**Stated problem**
Your copy should be exact, beginning at the line containing "Generate a Python" and ending at the line containing "import pandas as pd", with both lines kept and every picture dropped.

**Source data**

◇ ◇ ◇ ◇ ◇

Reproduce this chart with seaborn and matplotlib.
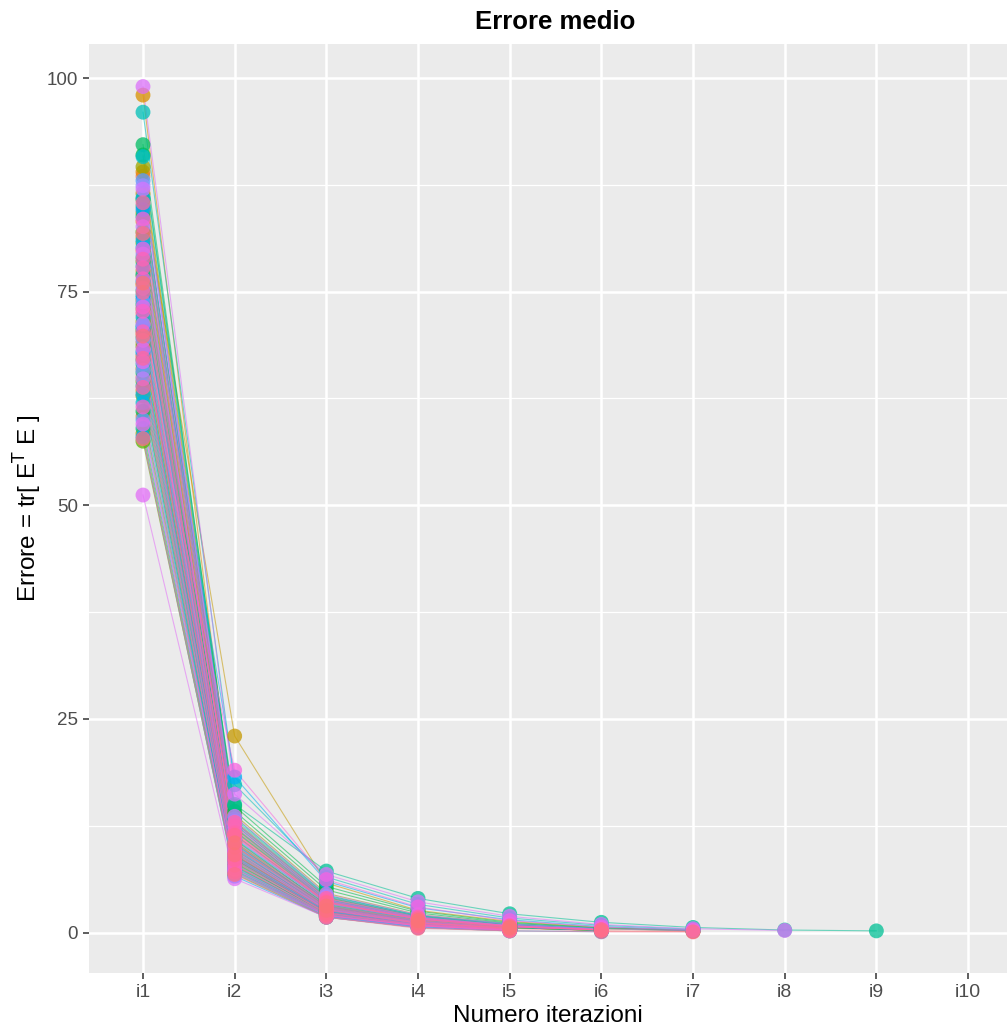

◇ ◇ ◇ ◇ ◇

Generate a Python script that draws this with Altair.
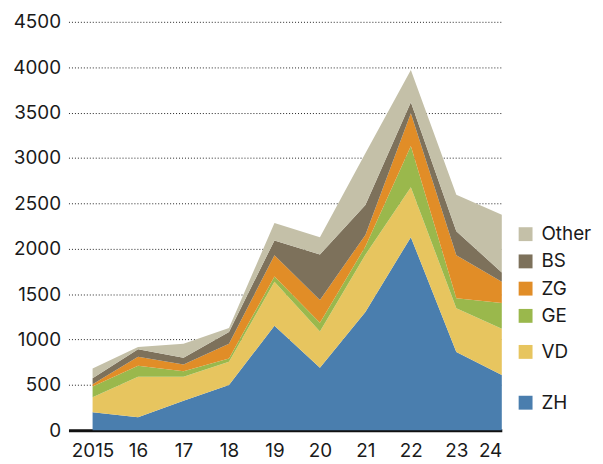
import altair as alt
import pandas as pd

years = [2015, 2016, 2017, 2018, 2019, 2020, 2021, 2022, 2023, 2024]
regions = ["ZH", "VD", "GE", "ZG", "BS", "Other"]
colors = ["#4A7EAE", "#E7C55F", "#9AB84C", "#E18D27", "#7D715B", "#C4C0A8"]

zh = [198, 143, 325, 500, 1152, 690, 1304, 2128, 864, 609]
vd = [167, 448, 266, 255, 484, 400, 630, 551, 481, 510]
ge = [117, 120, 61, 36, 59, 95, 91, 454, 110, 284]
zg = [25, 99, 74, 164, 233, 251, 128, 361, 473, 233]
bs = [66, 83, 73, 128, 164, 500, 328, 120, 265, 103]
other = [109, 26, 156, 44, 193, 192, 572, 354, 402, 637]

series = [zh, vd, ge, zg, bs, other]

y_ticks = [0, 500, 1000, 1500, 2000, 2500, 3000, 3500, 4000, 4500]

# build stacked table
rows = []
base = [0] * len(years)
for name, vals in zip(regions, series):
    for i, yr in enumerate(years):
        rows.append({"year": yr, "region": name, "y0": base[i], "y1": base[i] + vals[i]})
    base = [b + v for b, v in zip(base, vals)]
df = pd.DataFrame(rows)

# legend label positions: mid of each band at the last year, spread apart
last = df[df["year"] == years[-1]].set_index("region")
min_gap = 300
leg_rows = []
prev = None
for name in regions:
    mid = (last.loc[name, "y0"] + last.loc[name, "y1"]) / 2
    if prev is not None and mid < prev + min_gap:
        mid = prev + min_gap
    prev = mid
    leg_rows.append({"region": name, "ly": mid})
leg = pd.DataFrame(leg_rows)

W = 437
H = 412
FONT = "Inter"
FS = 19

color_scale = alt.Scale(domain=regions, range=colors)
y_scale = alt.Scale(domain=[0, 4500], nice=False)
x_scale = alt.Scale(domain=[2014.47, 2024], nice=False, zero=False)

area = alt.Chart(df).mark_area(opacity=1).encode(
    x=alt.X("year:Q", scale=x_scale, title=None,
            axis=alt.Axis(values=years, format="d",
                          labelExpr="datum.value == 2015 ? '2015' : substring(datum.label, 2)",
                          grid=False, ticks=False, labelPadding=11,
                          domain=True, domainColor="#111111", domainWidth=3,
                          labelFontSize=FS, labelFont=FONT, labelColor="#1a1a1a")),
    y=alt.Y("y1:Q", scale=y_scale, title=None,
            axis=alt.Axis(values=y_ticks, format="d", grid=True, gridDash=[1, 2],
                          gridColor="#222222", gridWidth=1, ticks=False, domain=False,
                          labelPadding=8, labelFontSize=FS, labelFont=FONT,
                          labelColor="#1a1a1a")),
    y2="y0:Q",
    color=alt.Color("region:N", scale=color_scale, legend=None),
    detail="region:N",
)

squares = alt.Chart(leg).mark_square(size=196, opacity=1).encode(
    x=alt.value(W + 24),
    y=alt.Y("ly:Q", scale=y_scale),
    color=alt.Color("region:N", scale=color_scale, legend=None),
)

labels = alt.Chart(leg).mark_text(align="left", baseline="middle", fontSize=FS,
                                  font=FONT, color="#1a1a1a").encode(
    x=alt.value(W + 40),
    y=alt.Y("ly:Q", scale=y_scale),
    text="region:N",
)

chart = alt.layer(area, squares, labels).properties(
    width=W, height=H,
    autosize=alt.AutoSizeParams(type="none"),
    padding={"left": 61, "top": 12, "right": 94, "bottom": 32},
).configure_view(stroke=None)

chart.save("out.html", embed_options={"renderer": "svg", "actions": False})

◇ ◇ ◇ ◇ ◇

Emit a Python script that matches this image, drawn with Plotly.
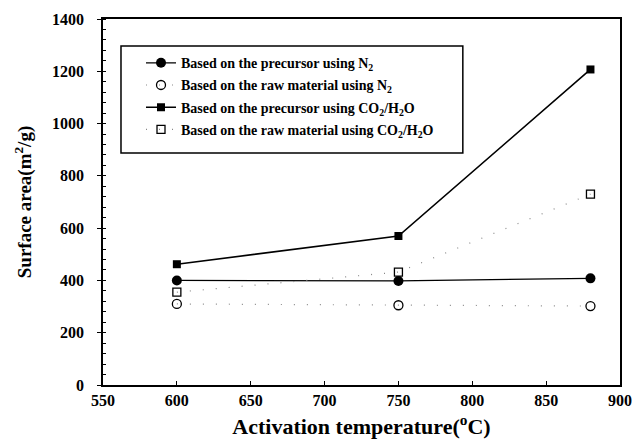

◇ ◇ ◇ ◇ ◇

**Answer**
Generate a Python script that draws this with Altair.
import altair as alt
import pandas as pd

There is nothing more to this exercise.